Give the listing again exactly, omitting its images.

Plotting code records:
━━━━━━━━━━━━━━━━
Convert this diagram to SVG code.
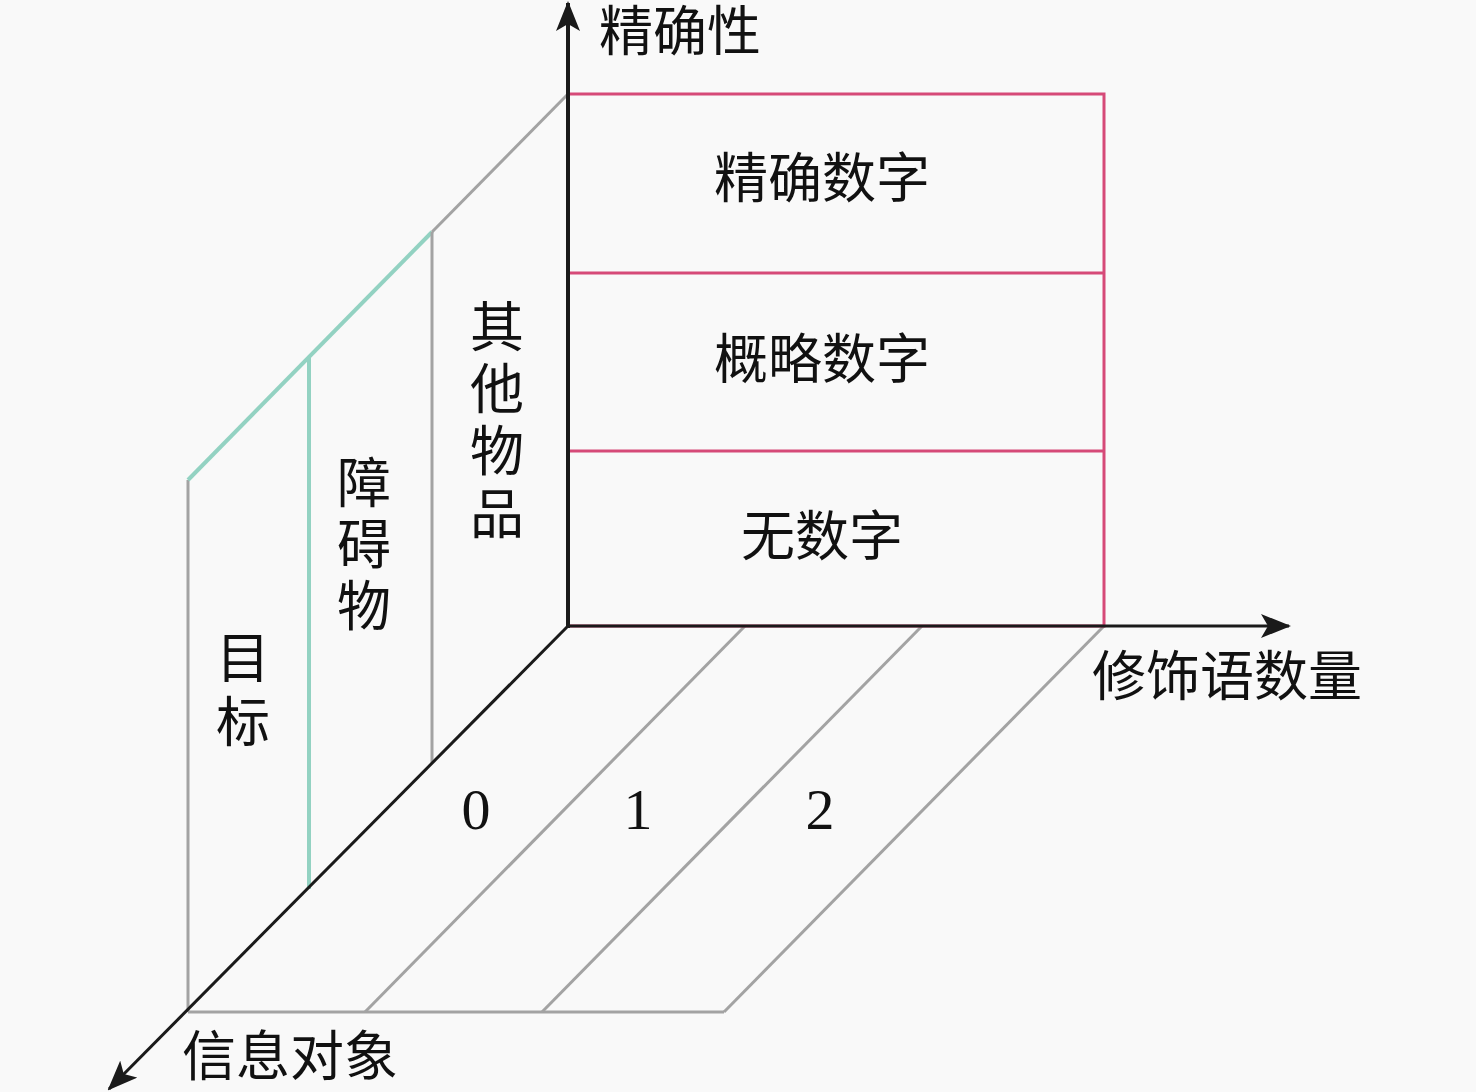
<svg xmlns="http://www.w3.org/2000/svg" width="1476" height="1092" viewBox="0 0 1476 1092">
<defs>
<style>
.bg{fill:#f9f9f9}
.cjk{font-family:"Liberation Serif","Noto Sans CJK SC",serif;font-size:54px;fill:#111}
.num{font-family:"Liberation Serif",serif;font-size:58px;fill:#111}
.gray{stroke:#a3a3a3;stroke-width:3;fill:none}
.teal{stroke:#93d2c2;stroke-width:4;fill:none}
.pink{stroke:#d64a78;stroke-width:3;fill:none}
.axis{stroke:#1a1a1a;stroke-width:3;fill:none}
</style>
<marker id="arr" viewBox="0 0 30 24" refX="28" refY="12" markerWidth="30" markerHeight="24" markerUnits="userSpaceOnUse" orient="auto">
<path d="M0,0 L30,12 L0,24 L7,12 z" fill="#1a1a1a"/>
</marker>
</defs>
<rect class="bg" x="0" y="0" width="1476" height="1092"/>

<g id="left-wall">
<line class="gray" x1="188" y1="480" x2="188" y2="1012"/>
<line class="teal" x1="188" y1="480" x2="432" y2="232"/>
<line class="gray" x1="432" y1="232" x2="568" y2="94"/>
<line class="teal" x1="309" y1="357" x2="309" y2="889"/>
<line class="gray" x1="432" y1="232" x2="432" y2="763"/>
</g>

<g id="floor">
<line class="gray" x1="188" y1="1012" x2="724" y2="1012"/>
<line class="gray" x1="745" y1="626" x2="365" y2="1012"/>
<line class="gray" x1="922" y1="626" x2="542" y2="1012"/>
<line class="gray" x1="1104" y1="626" x2="724" y2="1012"/>
</g>

<g id="precision-box">
<rect class="pink" x="568" y="94" width="536" height="532"/>
<line class="pink" x1="568" y1="273" x2="1104" y2="273"/>
<line class="pink" x1="568" y1="451" x2="1104" y2="451"/>
</g>

<g id="connectors">
<line class="axis" x1="568" y1="628" x2="568" y2="3" marker-end="url(#arr)" style="stroke-width:4"/>
<line class="axis" x1="566" y1="626" x2="1289" y2="626" marker-end="url(#arr)"/>
<line class="axis" x1="568" y1="626" x2="109" y2="1089" marker-end="url(#arr)"/>
</g>

<g id="node-exact"><text class="cjk" x="822" y="198" text-anchor="middle">精确数字</text></g>
<g id="node-approx"><text class="cjk" x="822" y="379" text-anchor="middle">概略数字</text></g>
<g id="node-none"><text class="cjk" x="822" y="556" text-anchor="middle">无数字</text></g>

<g id="node-other" class="cjk" text-anchor="middle">
<text x="497" y="347">其</text>
<text x="497" y="409">他</text>
<text x="497" y="471">物</text>
<text x="497" y="534">品</text>
</g>
<g id="node-obstacle" class="cjk" text-anchor="middle">
<text x="364" y="503">障</text>
<text x="364" y="564">碍</text>
<text x="364" y="626">物</text>
</g>
<g id="node-target" class="cjk" text-anchor="middle">
<text x="243" y="678">目</text>
<text x="243" y="742">标</text>
</g>

<g id="node-0"><text class="num" x="476" y="829" text-anchor="middle">0</text></g>
<g id="node-1"><text class="num" x="638" y="829" text-anchor="middle">1</text></g>
<g id="node-2"><text class="num" x="820" y="829" text-anchor="middle">2</text></g>

<g id="label-precision"><text class="cjk" x="599" y="51">精确性</text></g>
<g id="label-modifiers"><text class="cjk" x="1092" y="696">修饰语数量</text></g>
<g id="label-object"><text class="cjk" x="182" y="1076">信息对象</text></g>
</svg>
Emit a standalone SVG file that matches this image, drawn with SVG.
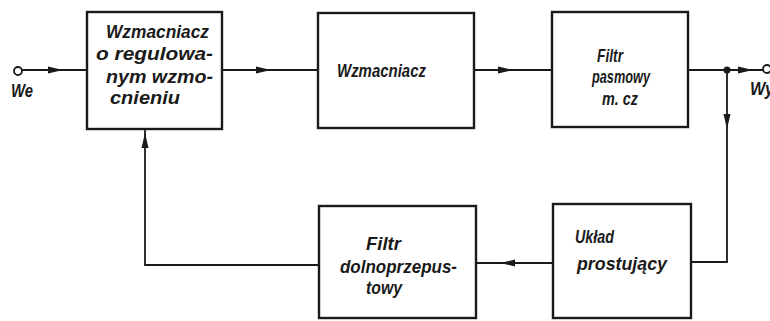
━━━━━━━━━━━━━━━━
» **Expected answer**:
Convert this diagram to SVG code.
<svg xmlns="http://www.w3.org/2000/svg" width="1476" height="1092" viewBox="0 0 1476 1092">
<defs>
<style>
.bg{fill:#f9f9f9}
.cjk{font-family:"Liberation Serif","Noto Sans CJK SC",serif;font-size:54px;fill:#111}
.num{font-family:"Liberation Serif",serif;font-size:58px;fill:#111}
.gray{stroke:#a3a3a3;stroke-width:3;fill:none}
.teal{stroke:#93d2c2;stroke-width:4;fill:none}
.pink{stroke:#d64a78;stroke-width:3;fill:none}
.axis{stroke:#1a1a1a;stroke-width:3;fill:none}
</style>
<marker id="arr" viewBox="0 0 30 24" refX="28" refY="12" markerWidth="30" markerHeight="24" markerUnits="userSpaceOnUse" orient="auto">
<path d="M0,0 L30,12 L0,24 L7,12 z" fill="#1a1a1a"/>
</marker>
</defs>
<rect class="bg" x="0" y="0" width="1476" height="1092"/>

<g id="left-wall">
<line class="gray" x1="188" y1="480" x2="188" y2="1012"/>
<line class="teal" x1="188" y1="480" x2="432" y2="232"/>
<line class="gray" x1="432" y1="232" x2="568" y2="94"/>
<line class="teal" x1="309" y1="357" x2="309" y2="889"/>
<line class="gray" x1="432" y1="232" x2="432" y2="763"/>
</g>

<g id="floor">
<line class="gray" x1="188" y1="1012" x2="724" y2="1012"/>
<line class="gray" x1="745" y1="626" x2="365" y2="1012"/>
<line class="gray" x1="922" y1="626" x2="542" y2="1012"/>
<line class="gray" x1="1104" y1="626" x2="724" y2="1012"/>
</g>

<g id="precision-box">
<rect class="pink" x="568" y="94" width="536" height="532"/>
<line class="pink" x1="568" y1="273" x2="1104" y2="273"/>
<line class="pink" x1="568" y1="451" x2="1104" y2="451"/>
</g>

<g id="connectors">
<line class="axis" x1="568" y1="628" x2="568" y2="3" marker-end="url(#arr)" style="stroke-width:4"/>
<line class="axis" x1="566" y1="626" x2="1289" y2="626" marker-end="url(#arr)"/>
<line class="axis" x1="568" y1="626" x2="109" y2="1089" marker-end="url(#arr)"/>
</g>

<g id="node-exact"><text class="cjk" x="822" y="198" text-anchor="middle">精确数字</text></g>
<g id="node-approx"><text class="cjk" x="822" y="379" text-anchor="middle">概略数字</text></g>
<g id="node-none"><text class="cjk" x="822" y="556" text-anchor="middle">无数字</text></g>

<g id="node-other" class="cjk" text-anchor="middle">
<text x="497" y="347">其</text>
<text x="497" y="409">他</text>
<text x="497" y="471">物</text>
<text x="497" y="534">品</text>
</g>
<g id="node-obstacle" class="cjk" text-anchor="middle">
<text x="364" y="503">障</text>
<text x="364" y="564">碍</text>
<text x="364" y="626">物</text>
</g>
<g id="node-target" class="cjk" text-anchor="middle">
<text x="243" y="678">目</text>
<text x="243" y="742">标</text>
</g>

<g id="node-0"><text class="num" x="476" y="829" text-anchor="middle">0</text></g>
<g id="node-1"><text class="num" x="638" y="829" text-anchor="middle">1</text></g>
<g id="node-2"><text class="num" x="820" y="829" text-anchor="middle">2</text></g>

<g id="label-precision"><text class="cjk" x="599" y="51">精确性</text></g>
<g id="label-modifiers"><text class="cjk" x="1092" y="696">修饰语数量</text></g>
<g id="label-object"><text class="cjk" x="182" y="1076">信息对象</text></g>
</svg>
Emit a standalone SVG file that matches this image, drawn with SVG.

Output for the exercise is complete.